[Begin Recorded information]

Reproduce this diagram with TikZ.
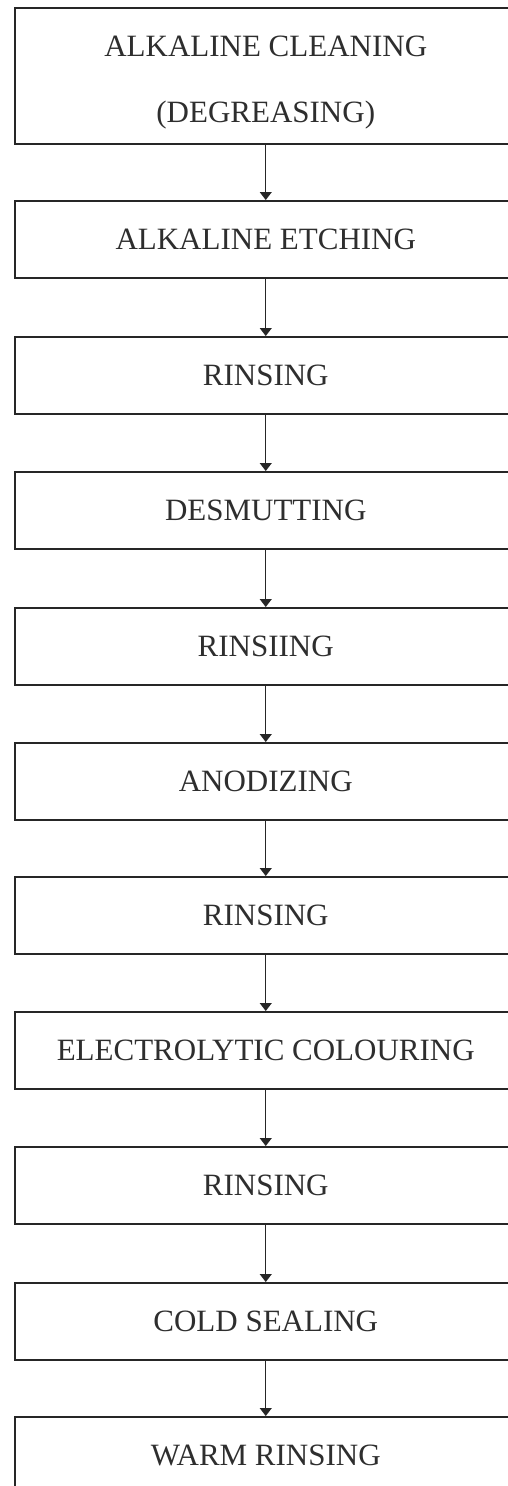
\documentclass[tikz,border=0pt]{standalone}
\usepackage{fontspec}
\setmainfont{Liberation Serif}
\usetikzlibrary{arrows.meta}
\begin{document}
\begin{tikzpicture}[x=1pt,y=-1pt,
  stepbox/.style={draw=black!85, line width=1.5pt, minimum width=502pt, minimum height=77pt,
    inner sep=0pt, font=\fontsize{31}{66}\selectfont, text=black!82, align=center, anchor=north west},
  flow/.style={draw=black!85, -{Triangle[length=8pt,width=12pt]}, line width=1.1pt}]
\useasboundingbox (0,0) rectangle (508,1486);
\clip (0,0) rectangle (508,1486);
\fill[white] (0,0) rectangle (508,1486);
\node[stepbox, minimum height=136pt, text height=101pt] (b1) at (14,7) {ALKALINE CLEANING\\(DEGREASING)};
\node[stepbox] (b2) at (14,200) {ALKALINE ETCHING};
\node[stepbox] (b3) at (14,336) {RINSING};
\node[stepbox] (b4) at (14,471) {DESMUTTING};
\node[stepbox] (b5) at (14,607) {RINSIING};
\node[stepbox] (b6) at (14,742) {ANODIZING};
\node[stepbox] (b7) at (14,876) {RINSING};
\node[stepbox] (b8) at (14,1011) {ELECTROLYTIC COLOURING};
\node[stepbox] (b9) at (14,1146) {RINSING};
\node[stepbox] (b10) at (14,1282) {COLD SEALING};
\node[stepbox] (b11) at (14,1416) {WARM RINSING};
\foreach \a/\b in {b1/b2,b2/b3,b3/b4,b4/b5,b5/b6,b6/b7,b7/b8,b8/b9,b9/b10,b10/b11}
  \draw[flow] (\a.south) -- (\b.north);
\end{tikzpicture}
\end{document}
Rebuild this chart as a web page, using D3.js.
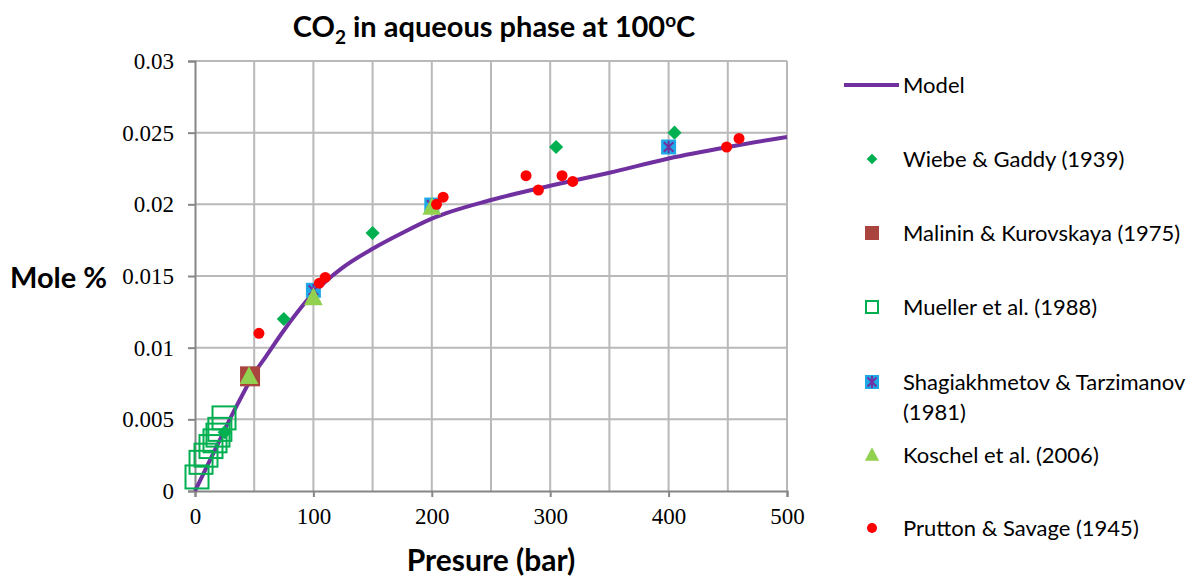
<!DOCTYPE html>
<html>
<head>
<meta charset="utf-8">
<script src="https://cdn.jsdelivr.net/npm/d3@7"></script>
<style>
  body { margin: 0; background: #fff; }
</style>
</head>
<body>
<div id="container"></div>
<script>
const width = 1199, height = 577;
const margin = { left: 195, right: 1199 - 787, top: 61, bottom: 577 - 491 };

// model curve (pressure bar, mole fraction)
const modelP = [0, 10, 20, 30, 40, 50, 60, 75, 100, 125, 150, 175, 200, 250, 300, 350, 400, 450, 500];
const modelV = [0, 0.0017, 0.0034, 0.0051, 0.0067, 0.0082, 0.0094, 0.0112, 0.0138, 0.0156, 0.0169, 0.0180, 0.0190, 0.0203, 0.0213, 0.0222, 0.0232, 0.0240, 0.0247];

// measured series
const wiebeP = [25, 75, 150, 305, 405];
const wiebeV = [0.0041, 0.012, 0.018, 0.024, 0.025];
const malininP = [46.5];
const malininV = [0.008];
const muellerP = [1.7, 5.1, 9.3, 13.5, 16.9, 19.4, 21, 24.5];
const muellerV = [0.00098, 0.0020, 0.0025, 0.0031, 0.0035, 0.0039, 0.0043, 0.0051];
const shagP = [100, 200, 400];
const shagV = [0.0140, 0.01995, 0.0240];
const koschelP = [45.6, 100, 200];
const koschelV = [0.0080, 0.0135, 0.0198];
const pruttonP = [54, 105, 110, 204, 209.6, 279.6, 290, 310, 319, 449, 459.5];
const pruttonV = [0.011, 0.0145, 0.0149, 0.0200, 0.0205, 0.022, 0.021, 0.022, 0.0216, 0.024, 0.0246];

const xTicks = [0, 100, 200, 300, 400, 500];
const xGrid = [50, 100, 150, 200, 250, 300, 350, 400, 450, 500];
const yTicks = [0, 0.005, 0.01, 0.015, 0.02, 0.025, 0.03];

const zip = (a, b) => a.map((p, i) => ({ p: p, v: b[i] }));

const svg = d3.select("#container").append("svg")
  .attr("width", width)
  .attr("height", height)

const xScale = d3.scaleLinear().domain([0, 500]).range([margin.left, width - margin.right])
const yScale = d3.scaleLinear().domain([0, 0.03]).range([height - margin.bottom, margin.top])

/* grid */
svg.append("g")
  .selectAll("line.vg")
  .data(xGrid)
  .join("line")
  .attr("x1", d => xScale(d)).attr("x2", d => xScale(d))
  .attr("y1", yScale(0)).attr("y2", yScale(0.03))
  .attr("stroke", "#b9b9b9").attr("stroke-width", 2)

svg.append("g")
  .selectAll("line.hg")
  .data(yTicks.slice(1))
  .join("line")
  .attr("x1", xScale(0)).attr("x2", xScale(500))
  .attr("y1", d => yScale(d)).attr("y2", d => yScale(d))
  .attr("stroke", "#b9b9b9").attr("stroke-width", 2)

/* axes */
const xAxis = d3.axisBottom(xScale).tickValues(xTicks).tickSize(6).tickPadding(11).tickFormat(d3.format("d"))
const yAxis = d3.axisLeft(yScale).tickValues(yTicks).tickSize(7).tickPadding(14).tickFormat(d => d === 0 ? "0" : String(+d.toFixed(3)))

const gx = svg.append("g")
  .attr("transform", `translate(0, ${yScale(0)})`)
  .call(xAxis)
const gy = svg.append("g")
  .attr("transform", `translate(${xScale(0)}, 0)`)
  .call(yAxis)

for (const g of [gx, gy]) {
  g.select(".domain").attr("stroke", "#868686").attr("stroke-width", 2)
  g.selectAll(".tick line").attr("stroke", "#868686").attr("stroke-width", 2)
  g.selectAll(".tick text")
    .attr("fill", "#000")
    .style("font-family", "'Liberation Serif', 'Times New Roman', serif")
    .style("font-size", "23px")
}

/* model line */
const line = d3.line()
  .x(d => xScale(d.p))
  .y(d => yScale(d.v))
  .curve(d3.curveMonotoneX)

svg.append("path")
  .datum(zip(modelP, modelV))
  .attr("d", line)
  .attr("fill", "none")
  .attr("stroke", "#7030a0")
  .attr("stroke-width", 4)

/* marker helpers */
const diamond = (g, s, fill) => g.append("rect")
  .attr("x", -s / 2).attr("y", -s / 2).attr("width", s).attr("height", s)
  .attr("transform", "rotate(45)").attr("fill", fill)
const square = (g, s, fill, stroke) => g.append("rect")
  .attr("x", -s / 2).attr("y", -s / 2).attr("width", s).attr("height", s)
  .attr("fill", fill).attr("stroke", stroke || "none").attr("stroke-width", stroke ? 2 : 0)
const triangle = (g, s, fill) => g.append("path")
  .attr("d", `M0,${-s * 0.6}L${s * 0.55},${s * 0.45}L${-s * 0.55},${s * 0.45}Z`)
  .attr("fill", fill)
const circle = (g, s, fill) => g.append("circle").attr("r", s / 2).attr("fill", fill)
const star = (g, s) => {
  square(g, s, "#1ea9e6")
  const h = s * 0.32
  g.append("path")
    .attr("d", `M${-h},${-h}L${h},${h}M${h},${-h}L${-h},${h}M0,${-s * 0.42}L0,${s * 0.42}`)
    .attr("stroke", "#7030a0").attr("stroke-width", 2)
}

const series = [
  { name: "Wiebe & Gaddy (1939)", data: zip(wiebeP, wiebeV), draw: (g, big) => diamond(g, big ? 10 : 7.5, "#00b050") },
  { name: "Malinin & Kurovskaya (1975)", data: zip(malininP, malininV), draw: (g, big) => square(g, big ? 20 : 14, "#a9443f") },
  { name: "Mueller et al. (1988)", data: zip(muellerP, muellerV), draw: (g, big) => square(g, big ? 23 : 12, "none", "#00b050") },
  { name: ["Shagiakhmetov & Tarzimanov", "(1981)"], data: zip(shagP, shagV), draw: (g, big) => star(g, big ? 15 : 14) },
  { name: "Koschel et al. (2006)", data: zip(koschelP, koschelV), draw: (g, big) => triangle(g, big ? 17 : 13, "#92d050") },
  { name: "Prutton & Savage (1945)", data: zip(pruttonP, pruttonV), draw: (g, big) => circle(g, big ? 11 : 10, "#ff0000") }
]

series.forEach(s => {
  svg.append("g")
    .selectAll("g")
    .data(s.data)
    .join("g")
    .attr("transform", d => `translate(${xScale(d.p)}, ${yScale(d.v)})`)
    .each(function () { s.draw(d3.select(this), true) })
})

/* title and axis labels */
const sans = "Lato, 'Open Sans', sans-serif"
const title = svg.append("text")
  .attr("x", 494).attr("y", 37)
  .attr("text-anchor", "middle")
  .style("font-family", sans).style("font-weight", "bold").style("font-size", "29px")
title.append("tspan").text("CO")
title.append("tspan").attr("dy", 7).style("font-size", "19px").text("2")
title.append("tspan").attr("dy", -7).text(" in aqueous phase at 100")
title.append("tspan").attr("dy", -10).style("font-size", "19px").text("o")
title.append("tspan").attr("dy", 10).text("C")

svg.append("text")
  .attr("x", 10).attr("y", 288)
  .style("font-family", sans).style("font-weight", "bold").style("font-size", "29px")
  .text("Mole %")

svg.append("text")
  .attr("x", 491).attr("y", 571)
  .attr("text-anchor", "middle")
  .style("font-family", sans).style("font-weight", "bold").style("font-size", "30px")
  .text("Presure (bar)")

/* legend */
const legend = svg.append("g")
legend.append("line")
  .attr("x1", 844).attr("x2", 899).attr("y1", 85).attr("y2", 85)
  .attr("stroke", "#7030a0").attr("stroke-width", 4)
legend.append("text")
  .attr("x", 903).attr("y", 85).attr("dy", "0.35em")
  .style("font-family", sans).style("font-size", "22px")
  .text("Model")

const legendY = [159, 233, 307, 382, 455, 528]
series.forEach((s, i) => {
  const g = legend.append("g").attr("transform", `translate(872, ${legendY[i]})`)
  s.draw(g, false)
  const t = legend.append("text")
    .attr("x", 903).attr("y", legendY[i])
    .style("font-family", sans).style("font-size", "22px")
  const names = Array.isArray(s.name) ? s.name : [s.name]
  names.forEach((n, j) => t.append("tspan").attr("x", 903).attr("dy", j === 0 ? "0.35em" : 30).text(n))
})
</script>
</body>
</html>
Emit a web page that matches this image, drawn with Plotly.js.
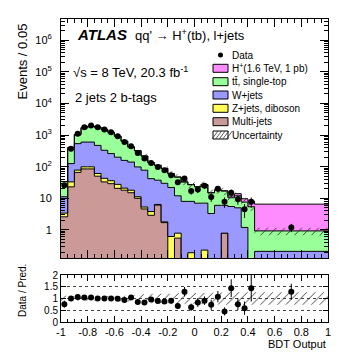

[End Recorded information]

▸ Problem description
Using the entries above, return each line in which the word "with" occurs.

▸ Exercise solution
Reproduce this diagram with TikZ.
Emit a web page that matches this image, drawn with Plotly.js.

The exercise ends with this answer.